Consider a 55-year-old police chief in a large city earning $290,000 per year; assume he has 32 years of service less three months and has been chief for three years. He decides to retire at the full retirement age of his municipality’s pension plan (age 55 or 30 years of service are common full retirement provisions in many government plans), so his payout is not reduced for early retirement. At the current IRS benefit limit on defined benefit pension amounts, his annual benefit will be $230,000 with a 2.5 percent annual accrual rate (again, not uncommon).
The benefit is subject to a cost-of-living adjustment tied to inflation, as is customary in state and local government employee pension plans. Furthermore, the benefits continue for the rest of his life and then at two-thirds the amount for the rest of his wife’s life, assuming she is 52 years old. According to my calculations, such a pension is worth $10 million at current(negative)real interest rates in the Treasury Inflation Protected Securities market, on the 10-year bond, and using current mortality rates published by the IRS. Where is the outrage over this sum? It is wealthy for public service, but these senior positions entail a career of difficult work, and the resulting pensions have gone unnoticed thus far.

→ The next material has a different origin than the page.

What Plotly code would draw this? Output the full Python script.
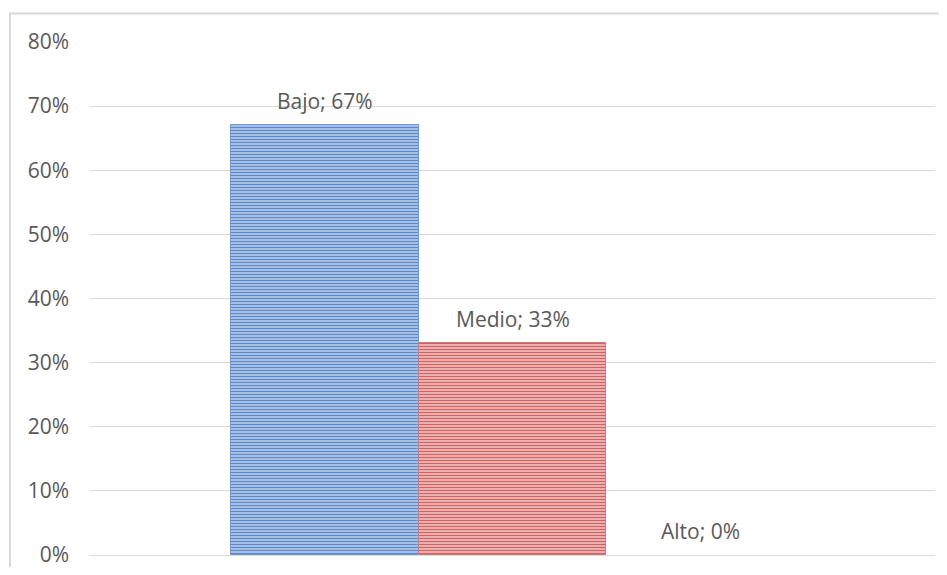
import plotly.graph_objects as go

categories = ["Bajo", "Medio", "Alto"]
values = [0.67, 0.33, 0.0]
labels = ["Bajo; 67%", "Medio; 33%", "Alto; 0%"]
fg_colors = ["#5b86c8", "#cf6163", "#8fb14f"]
bg_colors = ["#b7cdec", "#f0bfbf", "#cfe0b0"]
line_colors = ["#7399d4", "#d3797c", "#9bbb59"]
line_widths = [1, 1, 0]
y_ticks = [0, 0.1, 0.2, 0.3, 0.4, 0.5, 0.6, 0.7, 0.8]

# page has an 8px body margin; figure coords = page coords - 8
W, H = 931, 559
L, R, T, B = 82, 4, 34, 12
pw, ph = W - L - R, H - T - B

fig = go.Figure()
for c, v, fg, bg, lc, lw in zip(categories, values, fg_colors, bg_colors,
                                line_colors, line_widths):
    fig.add_trace(go.Bar(
        x=[c], y=[v], name=c,
        marker=dict(
            color=bg,
            line=dict(color=lc, width=lw),
            pattern=dict(shape="-", fgcolor=fg, bgcolor=bg, fgopacity=1,
                         size=3, solidity=0.45, fillmode="replace"),
        ),
        hoverinfo="skip",
    ))

for c, v, t in zip(categories, values, labels):
    fig.add_annotation(x=c, y=v, text=t, showarrow=False, yshift=24,
                       yanchor="middle", xanchor="center",
                       font=dict(family="Open Sans", size=21, color="#595959"))

# outer chart border (light gray)
fig.add_shape(type="rect", xref="paper", yref="paper",
              x0=(2 - L) / pw, x1=(W + 30 - L) / pw,
              y0=(H - B - (H + 30)) / ph, y1=(H - B - 5.5) / ph,
              line=dict(color="#d9d9d9", width=2), fillcolor="rgba(0,0,0,0)",
              layer="below")

fig.update_layout(
    width=W, height=H,
    margin=dict(l=L, r=R, t=T, b=B),
    paper_bgcolor="white", plot_bgcolor="white",
    barmode="overlay", bargap=0, showlegend=False,
    font=dict(family="Open Sans", color="#595959"),
    xaxis=dict(range=[-1.253, 3.253], showticklabels=False, showgrid=False,
               zeroline=False, showline=False, fixedrange=True,
               categoryorder="array", categoryarray=categories),
    yaxis=dict(range=[0, 0.8], tickvals=y_ticks, tickformat=".0%",
               showgrid=True, gridcolor="#d9d9d9", gridwidth=1,
               zeroline=True, zerolinecolor="#d9d9d9", zerolinewidth=1,
               showline=False, ticks="", ticklabelstandoff=20,
               automargin=False, ticklabeloverflow="allow",
               tickfont=dict(family="Open Sans", size=21, color="#595959")),
)

fig.write_html("out.html")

Let us take a closer look at the fairness and viability of potential IRA limits. Unlike pension benefits, IRA account values are not fixed or guaranteed; holders take risks in the hope that the underlying investments will increase in value, possibly significantly. So, if the federal government effectively limits the amount of IRAs held by an individual to $5 million, as proposed by Wyden, by forcing distributions and limiting contributions at that trigger point, tens of thousands of higher-income, but not wealthy, workers and retirees will be harmed. In such a punitive retirement tax regime, any reasonable person would avoid risky investments entirely, considerably before the $5 million limit was reached.
These measures and consequences should not be expected to be limited to IRAs. Other employer-sponsored retirement accounts, such as 401(k)s and 403(b), would be drawn into the legislation and reaction because the system is designed to allow funds to be transferred from one type of account to another at various stages of the life cycle for efficiency and good management. So, by ignoring other retirement accounts, the statistics relying on for the number and amount held in large IRAs are undoubtedly underrepresenting the impact (probably by more than half, given aggregate amounts).
If there are abuses, there are specific solutions. However, efficient retirement planning and prudent investment strategies would be penalized under the proposed plan, which is unfair to those working in the private sector who do not have large pensions.
This frenzy of overreaching policymaking is in response to breathless reporting of an outrage (which is ultimately unclear whether it was justified) and the need to raise revenues to finance massive new social spending programs of dubious utility. This combination does not result in a good retirement policy and will do more harm than good.